Hello, all. Sorry for the gap. With a weekend of no games I owed the family some time, and so I we went to the in-laws Friday night for the weekend.
Lots of stale story links that everyone has likely read. So, I’m just getting rid of the tabs from Friday.
Ron Cook now believes Pitt has turned the corner under Wannstedt.
Former Pitt players Torrie Cox and Antonio Bryant (now of the Tampa Bay Bucs) were on the Pitt sideline for the game. Pitt basketball coaches Jamie Dixon and Tom Herrion were also in attendance. Question, does that make Coach Dixon now Pitt football’s good luck charm?
With USF’s spread, safeties Dom DeCicco and Elijah Fields were actually on the field together for much of the game, as Pitt was using three safeties — whether it was nickel coverage or called something else.
The team played well on both sides of the ball.

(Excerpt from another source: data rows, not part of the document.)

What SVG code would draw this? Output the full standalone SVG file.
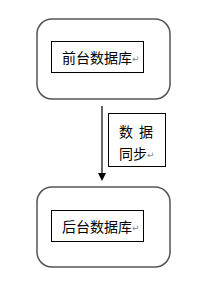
<svg xmlns="http://www.w3.org/2000/svg" width="209" height="282" viewBox="0 0 209 282">
<defs>
<style>
.outer{fill:#fff;stroke:#555;stroke-width:1.5}
.inner{fill:#fff;stroke:#000;stroke-width:1}
.t{font-family:"Noto Sans CJK SC","Noto Sans CJK JP",sans-serif;font-size:14px;fill:#000}
.ret{font-family:"DejaVu Sans",sans-serif;font-size:9px;fill:#888}
.line{stroke:#000;stroke-width:1.2;fill:none}
</style>
</defs>
<rect width="209" height="282" fill="#fff"/>
<g id="front">
<rect class="outer" x="37" y="19" width="133" height="80" rx="15"/>
<rect class="inner" x="51.5" y="41.5" width="92" height="31"/>
<text class="t" x="62" y="63">前台数据库</text>
<text class="ret" x="132" y="62">↵</text>
</g>
<g id="back">
<rect class="outer" x="37" y="187" width="133" height="80" rx="15"/>
<rect class="inner" x="51.5" y="210.5" width="92" height="31"/>
<text class="t" x="62" y="232">后台数据库</text>
<text class="ret" x="132" y="231">↵</text>
</g>
<g id="label">
<rect class="inner" x="108.5" y="113.5" width="57" height="53"/>
<text class="t" x="119" y="137">数<tspan x="139">据</tspan></text>
<text class="t" x="119" y="159">同步</text>
<text class="ret" x="147" y="158">↵</text>
</g>
<g id="connectors">
<line class="line" x1="102" y1="106" x2="102" y2="175"/>
<path d="M98,173 L106,173 L102,181 Z" fill="#000"/>
</g>
</svg>
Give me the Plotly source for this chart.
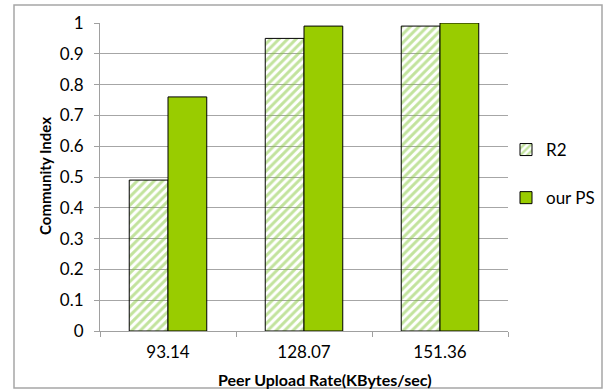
import plotly.graph_objects as go

categories = ["93.14", "128.07", "151.36"]
r2_values = [0.49, 0.95, 0.99]
ps_values = [0.76, 0.99, 1.0]
y_ticks = [0, 0.1, 0.2, 0.3, 0.4, 0.5, 0.6, 0.7, 0.8, 0.9, 1]
y_tick_labels = ["0", "0.1", "0.2", "0.3", "0.4", "0.5", "0.6", "0.7", "0.8", "0.9", "1"]
x_title = "Peer Upload Rate(KBytes/sec)"
y_title = "Community Index"

W, H = 608, 389
L, R, T, B = 100, 100, 23, 58
pw = W - L - R
ph = H - T - B


def px_x(x):
    return (x - L) / pw


def px_y(y):
    return (H - B - y) / ph


fig = go.Figure()
fig.add_trace(go.Bar(
    x=categories, y=r2_values, name="R2", legendgroup="a",
    marker=dict(color="rgba(255,255,255,0)",
                line=dict(color="black", width=1),
                pattern=dict(shape="/", fgcolor="#86C83C", bgcolor="rgba(255,255,255,0)",
                             size=6, solidity=0.5, fillmode="overlay")),
))
fig.add_trace(go.Bar(
    x=categories, y=ps_values, name="our PS", legendgroup="b",
    marker=dict(color="#99CC00", line=dict(color="black", width=1)),
))

font = "Lato, 'Open Sans', sans-serif"
fig.update_layout(
    width=W, height=H,
    margin=dict(l=L, r=R, t=T, b=B, pad=0, autoexpand=False),
    paper_bgcolor="white", plot_bgcolor="white",
    barmode="group", bargap=0.43, bargroupgap=0,
    font=dict(family=font, size=17, color="black"),
    showlegend=True,
    legend=dict(x=px_x(506), y=px_y(132), xanchor="left", yanchor="top",
                tracegroupgap=23, font=dict(size=17, family=font),
                bgcolor="rgba(0,0,0,0)"),
    xaxis=dict(
        type="category", showgrid=False, showline=True, linecolor="#A0A0A0", linewidth=1,
        ticks="outside", tickson="boundaries", ticklen=5, tickcolor="#A0A0A0",
        tickfont=dict(size=17), automargin=False, ticklabelstandoff=6,
    ),
    yaxis=dict(
        range=[0, 1], tickvals=y_ticks, ticktext=y_tick_labels,
        showgrid=True, gridcolor="#A6A6A6", gridwidth=1,
        showline=True, linecolor="#A0A0A0", linewidth=1,
        ticks="outside", ticklen=5, tickcolor="#A0A0A0",
        tickfont=dict(size=17), zeroline=False, automargin=False, ticklabelstandoff=7,
    ),
    annotations=[
        dict(text="<b>%s</b>" % x_title, xref="paper", yref="paper",
             x=px_x(325), y=px_y(379), xanchor="center", yanchor="middle",
             showarrow=False, font=dict(size=16, family=font)),
        dict(text="<b>%s</b>" % y_title, xref="paper", yref="paper",
             x=px_x(45), y=px_y(176), xanchor="center", yanchor="middle",
             textangle=-90, showarrow=False, font=dict(size=15, family=font)),
    ],
)

# outer chart border
fig.add_shape(type="rect", xref="paper", yref="paper",
              x0=px_x(14), x1=px_x(602), y0=px_y(388), y1=px_y(5),
              line=dict(color="#A6A6A6", width=1.5), fillcolor="rgba(0,0,0,0)", layer="below")

fig.write_html("out.html", post_script="document.body.style.margin='0';",
               config={"displayModeBar": False})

Carry the ball 28 times for 142 yards and 2 TDs and you too can be the lead player in the coverage. Whether in Pittsburgh or in Florida.
Now, taking a bit of time from the links to mention some complaints that USF Coach Jim Leavitt was not respecting Pitt by talking about how his team made mistakes to cost them the game.
”I thought we tackled poorly,” Leavitt said. “A lot of that is [McCoy] but a lot of that is us, too.”
USF quarterback Matt Grothe completed just 11 of 22 passes for 129 yards, but his 22-yard touchdown pass to Jessie Hester, giving the Bulls’ their brief fourth-quarter lead, was a thing of brilliance. Grothe scrambled left, looking off defenders, before turning to the opposite side of the field, where Hester was wide open.
But USF’s defense allowed Pitt to retake the lead with a three-play, 60-yard drive that lasted just 1:14. McCoy’s 3-yard run put the Panthers ahead to stay.
”We broke down in the secondary too many times,” Leavitt said. “Between our linebackers and our secondary, our pass defense has been very poor.”
Pitt quarterback Bill Stull finished with 228 yards and a touchdown. He completed 16 of 27 passes, none more important than a 38-yard completion to Oderick Turner on the first play of the Panthers’ game-winning drive.
South Florida’s cornerbacks, particularly Tyller Roberts, were exposed throughout the game.
”We were real poor at the end,” Leavitt said.
…
”There were a lot of mistakes, a lot of mistakes,” Leavitt said.
This was his press statement right after the game.
Opening Statement:
We just made a lot of mistakes. We were fortunate to be in that game that close to be quite honest with you with all the mistakes we made in this game. I thought Pittsburgh did a really good job. I thought their coaches did extremely well in getting the team prepared. Defensively, we did not play very good. We did not play real good offensively either and special teams were not very good. Anytime that happens, you are probably not going to win the game. Nobody has gone undefeated through the BIG EAST since we have entered the league and we have to find a way to put this behind us, move forward and get ready to play.
Frankly I’m not seeing too much to be upset. Leavitt is the coach of the Bulls, not Pitt. He has to get his team to play better and respond. He has to focus on what his team is and isn’t doing. Nothing else.
Take a look at Coach Wannstedt’s post-BGSU comments. Should Bowling Green have felt disrespected? That they weren’t getting enough credit for their performance. Instead it was all about Pitt’s mistakes and inexperience.
The Tampa perspective on this game is that this is familiar. Very familiar.
Maybe USF just wasn’t meant to play football on Thursday nights.
For the second year in a row, the Bulls went into a primetime ESPN Thursday game with an undefeated record and big hopes, only to fall to the same weeknight weakness. This time, the No. 10 Bulls overcame poor play to take a lead with six minutes remaining, only to give up a quick touchdown and lose 26-21 to unranked Pittsburgh.
It was an easy storyline and the beat writers ran with it. So did the national writers.
And of course the USF-centric coverage would focus on the Bulls’ mistakes. Whether it was the offense doing nothing, or simply that the team crumbled under the attention.
The NFL and Bowl scouts came to Tampa — ostensibly to see USF. Pitt would like to thank the Bulls for hosting and wining the bowl scouts for them.